● YOUR INSTRUCTIONS:
Return all of the data exactly as written, without the pictures.

○ ○ ○

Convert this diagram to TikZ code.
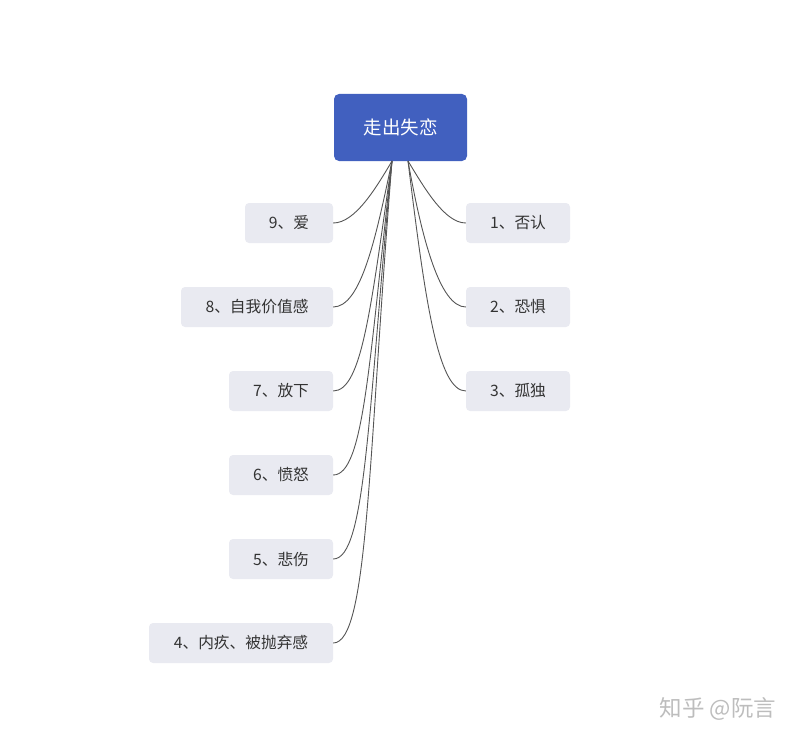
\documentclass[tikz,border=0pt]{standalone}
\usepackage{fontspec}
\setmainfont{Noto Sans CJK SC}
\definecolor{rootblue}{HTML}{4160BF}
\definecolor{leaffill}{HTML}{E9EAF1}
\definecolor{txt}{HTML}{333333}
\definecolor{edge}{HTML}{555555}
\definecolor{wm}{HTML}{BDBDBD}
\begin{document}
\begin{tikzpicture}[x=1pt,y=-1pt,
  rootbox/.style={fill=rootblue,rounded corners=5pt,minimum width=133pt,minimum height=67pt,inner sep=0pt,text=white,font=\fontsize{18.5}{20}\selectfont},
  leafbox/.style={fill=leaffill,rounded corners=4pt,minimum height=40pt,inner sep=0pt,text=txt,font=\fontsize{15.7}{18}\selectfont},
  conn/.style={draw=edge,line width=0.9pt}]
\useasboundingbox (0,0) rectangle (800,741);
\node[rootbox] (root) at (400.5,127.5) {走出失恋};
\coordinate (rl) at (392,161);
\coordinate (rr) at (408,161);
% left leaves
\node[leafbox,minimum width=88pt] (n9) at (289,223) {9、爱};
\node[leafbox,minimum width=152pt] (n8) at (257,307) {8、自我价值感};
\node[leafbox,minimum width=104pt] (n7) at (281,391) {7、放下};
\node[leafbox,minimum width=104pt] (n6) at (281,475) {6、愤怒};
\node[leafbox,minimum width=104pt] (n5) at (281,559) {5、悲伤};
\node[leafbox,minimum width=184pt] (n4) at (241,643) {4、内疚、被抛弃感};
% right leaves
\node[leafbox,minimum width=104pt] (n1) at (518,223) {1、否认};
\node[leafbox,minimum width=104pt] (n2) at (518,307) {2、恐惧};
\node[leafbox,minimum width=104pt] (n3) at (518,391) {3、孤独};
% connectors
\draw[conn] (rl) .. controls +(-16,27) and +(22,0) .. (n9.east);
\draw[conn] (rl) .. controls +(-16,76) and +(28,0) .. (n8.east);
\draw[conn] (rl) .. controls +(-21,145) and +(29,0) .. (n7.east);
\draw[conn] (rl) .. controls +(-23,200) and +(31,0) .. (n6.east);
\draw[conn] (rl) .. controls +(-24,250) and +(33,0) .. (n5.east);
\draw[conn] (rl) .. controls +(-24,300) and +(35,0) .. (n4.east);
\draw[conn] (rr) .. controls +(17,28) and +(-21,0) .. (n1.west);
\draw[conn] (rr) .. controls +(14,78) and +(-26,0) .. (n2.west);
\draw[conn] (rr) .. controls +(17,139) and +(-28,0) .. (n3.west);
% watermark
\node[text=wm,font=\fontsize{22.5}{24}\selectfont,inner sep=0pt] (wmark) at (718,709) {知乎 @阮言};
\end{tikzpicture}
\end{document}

○ ○ ○

● WORKED ANSWER:
Convert this diagram to TikZ code.
\documentclass[tikz,border=0pt]{standalone}
\usepackage{fontspec}
\setmainfont{Noto Sans CJK SC}
\definecolor{rootblue}{HTML}{4160BF}
\definecolor{leaffill}{HTML}{E9EAF1}
\definecolor{txt}{HTML}{333333}
\definecolor{edge}{HTML}{555555}
\definecolor{wm}{HTML}{BDBDBD}
\begin{document}
\begin{tikzpicture}[x=1pt,y=-1pt,
  rootbox/.style={fill=rootblue,rounded corners=5pt,minimum width=133pt,minimum height=67pt,inner sep=0pt,text=white,font=\fontsize{18.5}{20}\selectfont},
  leafbox/.style={fill=leaffill,rounded corners=4pt,minimum height=40pt,inner sep=0pt,text=txt,font=\fontsize{15.7}{18}\selectfont},
  conn/.style={draw=edge,line width=0.9pt}]
\useasboundingbox (0,0) rectangle (800,741);
\node[rootbox] (root) at (400.5,127.5) {走出失恋};
\coordinate (rl) at (392,161);
\coordinate (rr) at (408,161);
% left leaves
\node[leafbox,minimum width=88pt] (n9) at (289,223) {9、爱};
\node[leafbox,minimum width=152pt] (n8) at (257,307) {8、自我价值感};
\node[leafbox,minimum width=104pt] (n7) at (281,391) {7、放下};
\node[leafbox,minimum width=104pt] (n6) at (281,475) {6、愤怒};
\node[leafbox,minimum width=104pt] (n5) at (281,559) {5、悲伤};
\node[leafbox,minimum width=184pt] (n4) at (241,643) {4、内疚、被抛弃感};
% right leaves
\node[leafbox,minimum width=104pt] (n1) at (518,223) {1、否认};
\node[leafbox,minimum width=104pt] (n2) at (518,307) {2、恐惧};
\node[leafbox,minimum width=104pt] (n3) at (518,391) {3、孤独};
% connectors
\draw[conn] (rl) .. controls +(-16,27) and +(22,0) .. (n9.east);
\draw[conn] (rl) .. controls +(-16,76) and +(28,0) .. (n8.east);
\draw[conn] (rl) .. controls +(-21,145) and +(29,0) .. (n7.east);
\draw[conn] (rl) .. controls +(-23,200) and +(31,0) .. (n6.east);
\draw[conn] (rl) .. controls +(-24,250) and +(33,0) .. (n5.east);
\draw[conn] (rl) .. controls +(-24,300) and +(35,0) .. (n4.east);
\draw[conn] (rr) .. controls +(17,28) and +(-21,0) .. (n1.west);
\draw[conn] (rr) .. controls +(14,78) and +(-26,0) .. (n2.west);
\draw[conn] (rr) .. controls +(17,139) and +(-28,0) .. (n3.west);
% watermark
\node[text=wm,font=\fontsize{22.5}{24}\selectfont,inner sep=0pt] (wmark) at (718,709) {知乎 @阮言};
\end{tikzpicture}
\end{document}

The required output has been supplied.